Edit: I'd also like to take a moment to challenge the silly mindset that if one is not a pirate, then then by default they should be trading. When at any given time, you have people divided between mining, 3 hive wars, the deneb war, playing the various missions, just sitting in a station bullshitting with people they like, pvping in b8, "doing the fucking tutorials", serving other players in a repair role, or playing the anti pirate. To expect a huge constant stream of traders with our current active player base must be extremely frustrating.
What is going to matter, and what some of us are holding out for with hope and faith in the developers vision. Is a trade/economic environment that offers diverse opportunities to play a capitalist role, while balancing the reward / (effort + risk) to an enjoyable level. The idea that "trade must exactly mimic the real world" is just as absurd as saying a player that takes damage in a fight loses some ability to compete. To do so would completely ruin combat and is why none of the games I've personally played impose a penalty for taking damage.
That said, if the finished product does not satisfy, people will be disinclined to trade. Much like the low interest in the half finished Deneb battle missions. Also, players will continue to gravitate to the easiest method of earning credits. Which currently is the much nerfed but still easiest way to make loads of credits at zero risk escort missions. I can make a few mil just doing hive skirmish of a weekend, or border patrol for that matter.
My reason for so much earlier hostility towards the economy changes was that they killed the part of VO that I most enjoyed. The quest for a route that paid well at each end. This took a lot of hunting through UIT, Serco, Itani and Grey space. And once I found one, your damned right I made the most of it. Usually investing every credit I had by the time I was done. I would spend a week or more of intense grinding to move the freight. And at the end of it, I would enjoy a nice emotional high as the fruits of my labors registered on my hud.
In the end, if the finished economy doesn't offer adequate rewards, your not going to see more people trading. All the pony tricks in the world designed to force players into Grey aren't going to make the world better for the pirate community. You'll still have mostly newbs doing proc missions till they can get away from them all together. And assholes like me wormhole mining Latos in an Atlas X, while waiting for the devs to add a little cartoon animation back into trade.

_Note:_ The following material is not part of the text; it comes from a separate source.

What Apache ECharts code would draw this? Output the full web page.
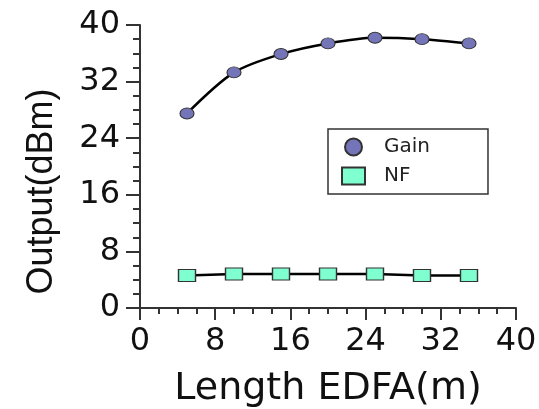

Edit: I'd also like to take a moment to challenge the silly mindset that if one is not a pirate, then then by default they should be trading. When at any given time, you have people divided between mining, 3 hive wars, the deneb war, playing the various missions, just sitting in a station bullshitting with people they like, pvping in b8, "doing the fucking tutorials", serving other players in a repair role, or playing the anti pirate. To expect a huge constant stream of traders with our current active player base must be extremely frustrating.
"bulk discounts apply to things like toilet paper, disposable napkins, and canned soup."
And ammunition, film, film canisters, memory cards, spark plugs, fuses, batteries, 3 months of VO, 6 months of VO, 12 months of VO, 24 months of VO, knives, prints, lens filters... actually there's too much to list. There's also the many stores that sell in bulk at discount and of course wholesalers sell to retailers at discount.
And ammunition, film, film canisters, memory cards, spark plugs, fuses, batteries, 3 months of VO, 6 months of VO, 12 months of VO, 24 months of VO, knives, prints, lens filters... actually there's too much to list. There's also the many stores that sell in bulk at discount and of course wholesalers sell to retailers at discount.